The global economy edged toward the brink of recession on Friday as world financial markets shuddered under the threat of a drawn-out US-led war that could deal a blow to consumer and business confidence.
Shell-shocked investors dumped stocks and the dollar after US President George W. Bush told Americans to get ready for a a lengthy war against terrorism. Tensions rose further after Afghanistan rejected demands to hand over Saudi-born Osama bin Laden, whom Washington considers the prime suspect in last week's deadly attacks on US economic and military landmarks.
As the Dow Jones industrial average suffered its worst weekly loss since the Great Depression of the 1930s, economists declared the world's top economy already in recession and cut their growth forecasts. Expectations grew that the Federal Reserve and other central banks would continue to cut interest rates.
In Belgium, European Union finance officials met for the first time since last week's carnage in New York and near Washington to assess the damage the attacks would inflict on their already-slowing economies and on the rest of the world.
"The tragic events in the US have increased the uncertainties and downside risks for global growth prospects," they said in a joint statement released after their meeting. But they added: "The EU economy maintains solid fundamentals."
Speaking on the sidelines of that meeting, Bundesbank president Ernst Welteke said top finance officials from the Group of Seven major industrialized nations would meet in Washington early next month to discuss the situation.
EU leaders, holding an emergency summit in Brussels, said "the slowdown in the world economy will be more pronounced than foreseen," but added that an unprecedented wave of global rate cuts over the past week should help support financial markets.
Investors took little notice, however, and stock markets in Europe and the US sold off sharply. The Dow closed down 1.7 percent, and the technology-heavy NASDAQ index shed 3.25 percent amid fears about future corporate earnings.
Since the hijacked jetliner attacks on the World Trade Center and the Pentagon on Sept. 11, major US stock indexes have shed about 15 percent, wiping out billions of dollars in stock market wealth that could otherwise have helped to boost an economy badly in need of stimulus.
As stocks have suffered, funds have poured into government bonds, cash and other major currencies, such as the Swiss franc, which are seen as safe havens in the event of a war.
In a Reuters poll of 25 leading Wall Street brokers, all but one said the economy was now in a recession and most of them did not expect a recovery before the first half of 2002.
Most economists expect the key fed funds rate, the benchmark for interest rates throughout the US economy, to fall to below 2.25 percent by year-end from 3.0 percent now.
Credit rating firm Fitch said the global economy was at its weakest in two decades and forecast world gross domestic product growth of just 1.25 percent in 2001.

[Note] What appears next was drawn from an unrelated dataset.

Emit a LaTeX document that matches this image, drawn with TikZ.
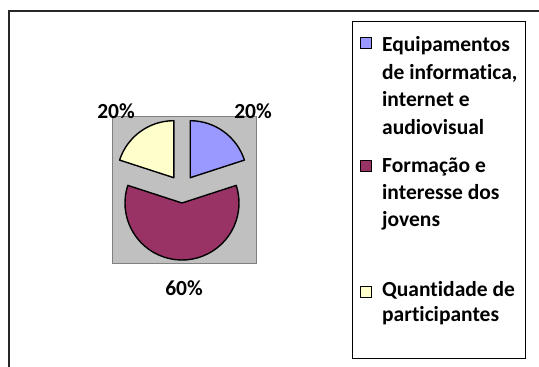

Federal Reserve Chairman Alan Greenspan, who on Monday orchestrated an unprecedented campaign for global interest rate cuts, told Congress on Thursday the US economy had stopped in its tracks after last week's attacks even though the foundations for recovery were solid.
Adding to investors' gloom was the uncertain fate of the airline industry as governments world-wide mulled rescue packages for their air carriers. US leaders agreed on a US$15 billion bailout for their industry, and the European Union said it was ready to help with soaring war-risk insurance premiums.
Greenspan and US Treasury Secretary Paul O'Neill had warned lawmakers this week not to rush into new stimulus programs and emergency bailouts for affected industries until the economic effect of the attacks became clearer.
European ministers were considering how much scope they could allow for a rise in budget deficits as they examined the case for state aid for their own airlines.
Austrian Finance Minister Karl-Heinz Grasser said there should be a "European" solution to the woes of the continent's airlines and warned that governments should not subsidize "chronic sickness" in the industry.
A gloomy business confidence report compiled by Germany's influential Ifo Institute added to fears that a global recession had been on its way even before the devastating attacks on the US.
The broad western German business climate reading fell to 89.5 points in August, near a revised five-year low of 89.4 hit in June and versus expectations it would stay flat at July's 89.8 points.
Still, German Economics Minister Werner Mueller was upbeat about the world's No. 3 economy.
"I expect we'll have an orderly fourth quarter which will give us a lift going into next year ... I also expect that [this conflict] will lead to a stronger integration of the United States into global trade," he said.
In the foreign exchange market, the Bank of Japan was once more compelled to sell its own currency to buy dollars.
It was the third day this week the bank has intervened and dealers estimate it has bought at least US$10 billion. The intervention underlined its determination to restrain the yen, whose strength against the dollar has been a threat to Japanese exporters.